An Volksentscheiden über Abtreibung hat es in Irland bisher nicht gemangelt, dennoch ist die Rechtslage unklar. Zwar stimmte die Bevölkerung 1983 für ein generelles Abtreibungsverbot, doch zehn Jahre später entschied das höchste Gericht, dass bei Lebensgefahr für die Schwangere – und dazu zählten die Richter auch Selbstmordgefahr – ein Abtreibung zulässig sei.

Auslöser für das Urteil war der Fall einer 14-Jährigen, die nach einer Vergewaltigung schwanger geworden war und aufgrund eines Urteils in erster Instanz nicht nach England zur Abtreibung ausreisen durfte. Eigentlich hätte die irische Regierung auf das höchstrichterliche Urteil mit Gesetzen reagieren müssen, doch davor scheuten sich die Politiker. So reisen weiterhin jedes Jahr etwa 6.500 irische Frauen zur Abtreibung nach England.

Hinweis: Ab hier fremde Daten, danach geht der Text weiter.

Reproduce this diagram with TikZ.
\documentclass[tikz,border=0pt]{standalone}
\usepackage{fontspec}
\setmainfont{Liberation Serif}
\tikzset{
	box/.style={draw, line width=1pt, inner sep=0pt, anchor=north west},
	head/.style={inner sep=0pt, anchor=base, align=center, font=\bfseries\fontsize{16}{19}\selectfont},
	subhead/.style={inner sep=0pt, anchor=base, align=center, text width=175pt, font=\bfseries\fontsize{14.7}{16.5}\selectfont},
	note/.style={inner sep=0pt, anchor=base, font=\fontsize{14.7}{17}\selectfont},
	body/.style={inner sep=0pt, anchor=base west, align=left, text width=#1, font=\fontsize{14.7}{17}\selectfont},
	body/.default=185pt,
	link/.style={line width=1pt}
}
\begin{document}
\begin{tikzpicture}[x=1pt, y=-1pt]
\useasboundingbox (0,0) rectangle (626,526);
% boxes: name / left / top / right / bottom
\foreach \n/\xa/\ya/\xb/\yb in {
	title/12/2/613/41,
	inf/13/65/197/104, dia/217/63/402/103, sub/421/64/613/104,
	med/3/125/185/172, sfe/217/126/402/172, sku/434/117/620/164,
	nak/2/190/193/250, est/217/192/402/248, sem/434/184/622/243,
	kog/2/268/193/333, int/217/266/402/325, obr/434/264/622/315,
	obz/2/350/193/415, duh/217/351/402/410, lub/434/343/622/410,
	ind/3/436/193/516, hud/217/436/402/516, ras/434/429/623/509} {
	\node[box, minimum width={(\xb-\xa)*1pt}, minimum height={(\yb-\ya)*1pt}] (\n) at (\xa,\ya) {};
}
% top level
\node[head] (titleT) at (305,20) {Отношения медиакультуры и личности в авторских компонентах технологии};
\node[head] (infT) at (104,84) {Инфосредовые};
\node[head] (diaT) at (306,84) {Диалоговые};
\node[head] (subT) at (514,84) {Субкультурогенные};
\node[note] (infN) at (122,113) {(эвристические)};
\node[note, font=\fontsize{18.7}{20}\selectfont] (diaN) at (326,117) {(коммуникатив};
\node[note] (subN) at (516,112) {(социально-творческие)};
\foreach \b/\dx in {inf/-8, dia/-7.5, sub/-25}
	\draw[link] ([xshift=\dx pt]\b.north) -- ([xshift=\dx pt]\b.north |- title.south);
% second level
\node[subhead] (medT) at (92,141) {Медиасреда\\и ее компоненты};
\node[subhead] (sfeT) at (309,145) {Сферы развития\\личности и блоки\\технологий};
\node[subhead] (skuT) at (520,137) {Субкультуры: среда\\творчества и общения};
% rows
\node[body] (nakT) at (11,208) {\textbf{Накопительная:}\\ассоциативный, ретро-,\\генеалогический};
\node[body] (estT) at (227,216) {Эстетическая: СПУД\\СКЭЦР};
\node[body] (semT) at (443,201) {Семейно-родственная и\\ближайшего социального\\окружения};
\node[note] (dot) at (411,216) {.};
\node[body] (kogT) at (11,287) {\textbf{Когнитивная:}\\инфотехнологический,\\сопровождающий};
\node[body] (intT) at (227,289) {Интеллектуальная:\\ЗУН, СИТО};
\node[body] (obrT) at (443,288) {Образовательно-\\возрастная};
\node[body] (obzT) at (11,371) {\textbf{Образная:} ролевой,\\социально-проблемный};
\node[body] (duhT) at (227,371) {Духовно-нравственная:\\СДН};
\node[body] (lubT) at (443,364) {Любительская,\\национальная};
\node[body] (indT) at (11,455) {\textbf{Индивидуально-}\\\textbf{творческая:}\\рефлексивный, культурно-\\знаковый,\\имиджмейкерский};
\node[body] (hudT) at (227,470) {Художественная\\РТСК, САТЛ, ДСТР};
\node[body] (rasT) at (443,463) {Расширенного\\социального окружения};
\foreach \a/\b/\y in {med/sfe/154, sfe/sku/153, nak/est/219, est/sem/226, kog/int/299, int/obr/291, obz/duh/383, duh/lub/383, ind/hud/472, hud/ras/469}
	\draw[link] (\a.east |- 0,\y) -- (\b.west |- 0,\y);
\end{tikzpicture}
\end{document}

Die niederländische Gynäkologin Rebecca Gomperts, die „Women on Waves“ 1999 gründete, weiß, dass ihre Organisation „die strukturellen Probleme in Irland nicht lösen“ kann. Das sei Sache der Dubliner Regierung. „Wir sind hier, um die irischen Gruppen zu unterstützen, die seit Jahren für das Recht auf Abtreibung in ihrem Land kämpfen“, sagte sie.

Bei denen hat sich eine gewisse Enttäuschung breit gemacht. Zwar sind sie froh, dass die Ankunft des Schiffs ein gewaltiges Medienecho ausgelöst und die Debatte über Abtreibung wieder angefacht hat, doch sie erfuhren erst am Donnerstag, dass das Schiff über keine Lizenz für Schwangerschaftsabbrüche verfügt. Bis dahin war ihnen von „Women on Waves“ versichert worden, dass die Aktion weder gegen niederländisches noch gegen irisches oder EU-Recht verstoße.

Die irischen Unterstützergruppen, die zahlreiche Veranstaltungen rund um das Schiff bis zur Abreise in acht Tagen organisiert haben, sind mit unzähligen Anfragen von abtreibungwilligen Frauen eingedeckt worden. Eine Familienplanungsklinik berichtete, dass mehr als ein Viertel ihrer Beratungstermine von ihren Klientinnen abgesagt worden sei, weil sie sich Hilfe von „Women on Waves“ erhofften. Nun bleibt ihnen weiterhin nur der Weg nach England.